>> begin Data

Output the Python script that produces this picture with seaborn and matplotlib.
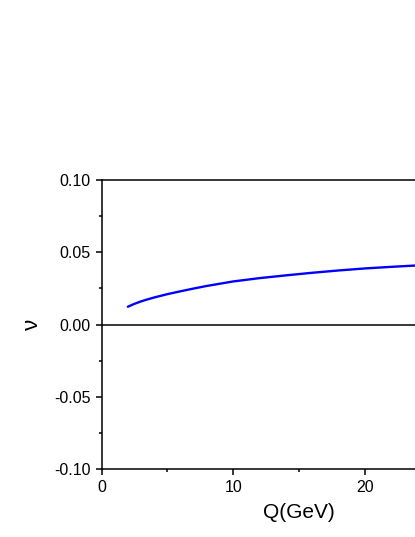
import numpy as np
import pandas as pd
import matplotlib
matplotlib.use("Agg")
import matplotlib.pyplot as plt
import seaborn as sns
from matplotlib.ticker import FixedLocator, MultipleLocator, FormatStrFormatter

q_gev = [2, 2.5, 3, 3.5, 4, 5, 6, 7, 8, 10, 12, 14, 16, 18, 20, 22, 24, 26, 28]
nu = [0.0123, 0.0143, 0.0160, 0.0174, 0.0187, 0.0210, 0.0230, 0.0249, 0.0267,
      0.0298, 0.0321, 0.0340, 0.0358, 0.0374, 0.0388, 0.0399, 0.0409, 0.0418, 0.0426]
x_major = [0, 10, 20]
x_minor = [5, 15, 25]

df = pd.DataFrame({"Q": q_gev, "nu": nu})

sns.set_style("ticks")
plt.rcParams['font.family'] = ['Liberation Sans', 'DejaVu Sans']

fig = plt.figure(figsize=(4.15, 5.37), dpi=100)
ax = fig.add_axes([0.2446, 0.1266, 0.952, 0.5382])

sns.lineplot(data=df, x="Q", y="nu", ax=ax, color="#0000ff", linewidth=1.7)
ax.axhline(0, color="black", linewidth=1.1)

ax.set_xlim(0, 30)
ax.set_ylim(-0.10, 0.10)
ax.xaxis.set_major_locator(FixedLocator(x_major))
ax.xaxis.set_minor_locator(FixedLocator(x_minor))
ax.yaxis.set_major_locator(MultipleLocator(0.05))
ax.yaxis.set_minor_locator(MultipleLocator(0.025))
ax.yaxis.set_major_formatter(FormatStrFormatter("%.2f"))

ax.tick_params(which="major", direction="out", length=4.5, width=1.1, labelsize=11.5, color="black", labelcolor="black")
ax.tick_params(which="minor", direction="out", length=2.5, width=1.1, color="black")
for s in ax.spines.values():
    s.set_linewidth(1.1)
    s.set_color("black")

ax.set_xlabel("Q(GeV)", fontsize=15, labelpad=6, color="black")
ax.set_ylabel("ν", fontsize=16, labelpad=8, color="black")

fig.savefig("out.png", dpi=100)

>> end Data

Task instructions: Would you set down the listing exactly, omitting pictures?

Solution:
Output the Python script that produces this picture with seaborn and matplotlib.
import numpy as np
import pandas as pd
import matplotlib
matplotlib.use("Agg")
import matplotlib.pyplot as plt
import seaborn as sns
from matplotlib.ticker import FixedLocator, MultipleLocator, FormatStrFormatter

q_gev = [2, 2.5, 3, 3.5, 4, 5, 6, 7, 8, 10, 12, 14, 16, 18, 20, 22, 24, 26, 28]
nu = [0.0123, 0.0143, 0.0160, 0.0174, 0.0187, 0.0210, 0.0230, 0.0249, 0.0267,
      0.0298, 0.0321, 0.0340, 0.0358, 0.0374, 0.0388, 0.0399, 0.0409, 0.0418, 0.0426]
x_major = [0, 10, 20]
x_minor = [5, 15, 25]

df = pd.DataFrame({"Q": q_gev, "nu": nu})

sns.set_style("ticks")
plt.rcParams['font.family'] = ['Liberation Sans', 'DejaVu Sans']

fig = plt.figure(figsize=(4.15, 5.37), dpi=100)
ax = fig.add_axes([0.2446, 0.1266, 0.952, 0.5382])

sns.lineplot(data=df, x="Q", y="nu", ax=ax, color="#0000ff", linewidth=1.7)
ax.axhline(0, color="black", linewidth=1.1)

ax.set_xlim(0, 30)
ax.set_ylim(-0.10, 0.10)
ax.xaxis.set_major_locator(FixedLocator(x_major))
ax.xaxis.set_minor_locator(FixedLocator(x_minor))
ax.yaxis.set_major_locator(MultipleLocator(0.05))
ax.yaxis.set_minor_locator(MultipleLocator(0.025))
ax.yaxis.set_major_formatter(FormatStrFormatter("%.2f"))

ax.tick_params(which="major", direction="out", length=4.5, width=1.1, labelsize=11.5, color="black", labelcolor="black")
ax.tick_params(which="minor", direction="out", length=2.5, width=1.1, color="black")
for s in ax.spines.values():
    s.set_linewidth(1.1)
    s.set_color("black")

ax.set_xlabel("Q(GeV)", fontsize=15, labelpad=6, color="black")
ax.set_ylabel("ν", fontsize=16, labelpad=8, color="black")

fig.savefig("out.png", dpi=100)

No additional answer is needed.